▶ Extracted material:
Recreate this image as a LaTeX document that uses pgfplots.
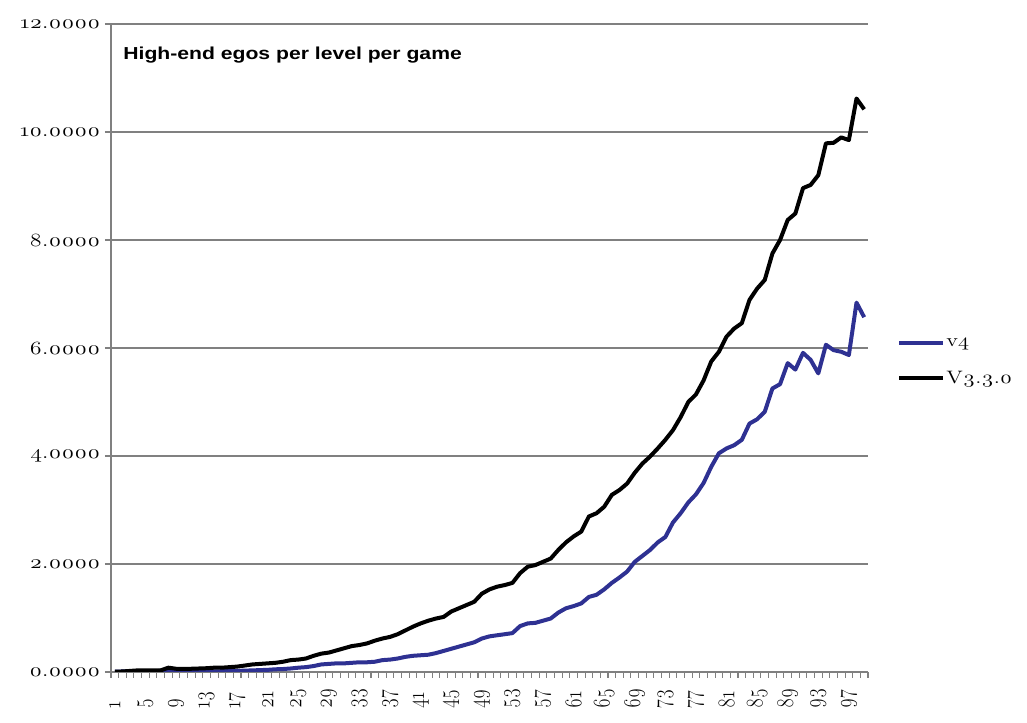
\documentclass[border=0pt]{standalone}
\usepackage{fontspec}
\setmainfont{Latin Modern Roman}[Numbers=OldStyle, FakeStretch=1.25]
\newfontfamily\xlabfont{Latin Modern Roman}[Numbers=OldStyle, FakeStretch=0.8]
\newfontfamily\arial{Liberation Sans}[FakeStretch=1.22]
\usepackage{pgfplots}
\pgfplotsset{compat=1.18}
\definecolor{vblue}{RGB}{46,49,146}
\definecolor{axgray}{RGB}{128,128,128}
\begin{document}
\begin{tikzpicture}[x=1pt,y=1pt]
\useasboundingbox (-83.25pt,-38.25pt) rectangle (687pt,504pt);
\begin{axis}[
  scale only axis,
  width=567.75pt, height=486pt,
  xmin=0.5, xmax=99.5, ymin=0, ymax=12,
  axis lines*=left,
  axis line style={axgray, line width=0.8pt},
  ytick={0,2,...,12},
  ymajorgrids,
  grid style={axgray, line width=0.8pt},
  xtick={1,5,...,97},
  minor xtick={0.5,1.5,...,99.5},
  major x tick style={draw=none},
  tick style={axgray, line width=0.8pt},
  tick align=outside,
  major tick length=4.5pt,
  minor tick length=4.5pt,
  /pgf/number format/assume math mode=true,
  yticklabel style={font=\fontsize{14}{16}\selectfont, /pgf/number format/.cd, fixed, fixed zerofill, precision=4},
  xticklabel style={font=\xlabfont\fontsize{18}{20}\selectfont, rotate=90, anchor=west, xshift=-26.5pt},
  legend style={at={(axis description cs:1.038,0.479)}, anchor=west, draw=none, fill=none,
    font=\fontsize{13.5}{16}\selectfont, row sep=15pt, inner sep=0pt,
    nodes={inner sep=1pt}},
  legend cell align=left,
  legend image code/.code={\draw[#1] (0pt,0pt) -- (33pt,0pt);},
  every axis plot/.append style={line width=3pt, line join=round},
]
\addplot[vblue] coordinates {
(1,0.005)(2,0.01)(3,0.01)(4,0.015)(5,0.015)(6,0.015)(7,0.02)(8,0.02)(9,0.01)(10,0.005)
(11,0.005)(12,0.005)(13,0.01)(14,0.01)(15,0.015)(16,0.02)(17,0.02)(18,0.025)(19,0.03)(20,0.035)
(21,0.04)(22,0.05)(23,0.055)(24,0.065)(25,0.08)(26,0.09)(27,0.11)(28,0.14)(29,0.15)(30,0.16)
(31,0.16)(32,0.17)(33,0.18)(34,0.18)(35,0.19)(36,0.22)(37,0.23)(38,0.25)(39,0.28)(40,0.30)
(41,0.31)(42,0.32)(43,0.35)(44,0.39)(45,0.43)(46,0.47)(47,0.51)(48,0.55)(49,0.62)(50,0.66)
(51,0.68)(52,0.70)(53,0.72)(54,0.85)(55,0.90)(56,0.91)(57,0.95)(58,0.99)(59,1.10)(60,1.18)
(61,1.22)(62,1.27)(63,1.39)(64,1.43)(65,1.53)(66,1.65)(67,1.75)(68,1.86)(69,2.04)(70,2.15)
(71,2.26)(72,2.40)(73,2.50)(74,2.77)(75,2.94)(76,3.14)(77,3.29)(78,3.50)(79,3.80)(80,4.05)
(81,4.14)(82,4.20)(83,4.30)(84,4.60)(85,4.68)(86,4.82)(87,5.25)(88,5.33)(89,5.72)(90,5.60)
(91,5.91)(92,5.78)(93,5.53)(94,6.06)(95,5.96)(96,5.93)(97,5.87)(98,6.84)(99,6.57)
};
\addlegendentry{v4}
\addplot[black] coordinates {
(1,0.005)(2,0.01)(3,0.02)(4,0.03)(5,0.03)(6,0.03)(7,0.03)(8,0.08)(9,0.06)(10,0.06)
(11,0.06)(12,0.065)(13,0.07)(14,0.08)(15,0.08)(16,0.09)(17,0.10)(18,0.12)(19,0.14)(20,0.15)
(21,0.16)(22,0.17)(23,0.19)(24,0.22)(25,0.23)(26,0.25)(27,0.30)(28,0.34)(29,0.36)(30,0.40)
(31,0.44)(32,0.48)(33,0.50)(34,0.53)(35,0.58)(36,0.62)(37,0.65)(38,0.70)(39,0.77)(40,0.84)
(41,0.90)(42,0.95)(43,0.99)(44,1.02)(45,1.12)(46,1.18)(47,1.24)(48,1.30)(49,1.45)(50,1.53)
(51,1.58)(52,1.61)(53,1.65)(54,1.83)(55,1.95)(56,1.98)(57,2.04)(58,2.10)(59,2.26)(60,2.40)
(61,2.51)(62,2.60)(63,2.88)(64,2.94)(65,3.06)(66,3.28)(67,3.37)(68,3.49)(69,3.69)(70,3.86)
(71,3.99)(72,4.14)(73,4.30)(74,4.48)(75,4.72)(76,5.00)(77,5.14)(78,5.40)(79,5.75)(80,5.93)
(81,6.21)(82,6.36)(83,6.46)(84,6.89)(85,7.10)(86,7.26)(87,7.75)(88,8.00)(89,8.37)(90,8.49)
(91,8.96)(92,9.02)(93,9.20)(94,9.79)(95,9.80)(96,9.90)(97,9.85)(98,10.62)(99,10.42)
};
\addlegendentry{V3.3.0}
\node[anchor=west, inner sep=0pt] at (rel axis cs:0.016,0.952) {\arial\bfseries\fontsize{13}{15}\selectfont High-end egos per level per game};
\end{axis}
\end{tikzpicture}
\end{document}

==

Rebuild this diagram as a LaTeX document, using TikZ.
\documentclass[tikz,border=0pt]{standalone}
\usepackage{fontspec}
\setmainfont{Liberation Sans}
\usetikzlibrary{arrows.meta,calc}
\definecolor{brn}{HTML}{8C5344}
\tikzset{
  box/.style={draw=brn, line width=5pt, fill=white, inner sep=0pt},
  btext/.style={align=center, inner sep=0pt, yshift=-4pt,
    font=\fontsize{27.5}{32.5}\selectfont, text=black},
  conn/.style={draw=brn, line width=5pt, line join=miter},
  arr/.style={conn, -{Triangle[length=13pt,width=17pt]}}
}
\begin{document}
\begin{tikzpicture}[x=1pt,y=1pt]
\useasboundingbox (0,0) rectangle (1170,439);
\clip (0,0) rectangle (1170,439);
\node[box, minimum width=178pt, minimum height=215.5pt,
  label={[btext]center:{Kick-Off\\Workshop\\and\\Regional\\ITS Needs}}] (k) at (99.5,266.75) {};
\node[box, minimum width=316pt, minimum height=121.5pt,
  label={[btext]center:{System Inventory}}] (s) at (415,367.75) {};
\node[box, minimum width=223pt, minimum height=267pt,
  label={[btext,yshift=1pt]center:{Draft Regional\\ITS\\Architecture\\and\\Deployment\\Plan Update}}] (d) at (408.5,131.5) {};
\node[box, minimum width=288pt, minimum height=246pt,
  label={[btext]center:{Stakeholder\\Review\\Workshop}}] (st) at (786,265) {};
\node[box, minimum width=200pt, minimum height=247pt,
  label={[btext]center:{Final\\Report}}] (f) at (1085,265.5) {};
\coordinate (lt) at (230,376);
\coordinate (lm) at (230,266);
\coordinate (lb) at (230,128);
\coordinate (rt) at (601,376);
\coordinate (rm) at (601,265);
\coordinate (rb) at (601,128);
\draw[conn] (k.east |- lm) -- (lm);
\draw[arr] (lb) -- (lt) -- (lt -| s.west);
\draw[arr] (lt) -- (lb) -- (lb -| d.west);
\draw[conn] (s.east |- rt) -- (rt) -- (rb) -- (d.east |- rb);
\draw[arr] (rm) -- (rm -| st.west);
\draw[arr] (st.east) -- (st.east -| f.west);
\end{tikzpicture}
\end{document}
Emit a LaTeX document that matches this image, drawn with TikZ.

▶ Written exercise:
Report each line in the preceding entries that holds the string "this".

▶ Task answer:
Recreate this image as a LaTeX document that uses pgfplots.
Rebuild this diagram as a LaTeX document, using TikZ.
Emit a LaTeX document that matches this image, drawn with TikZ.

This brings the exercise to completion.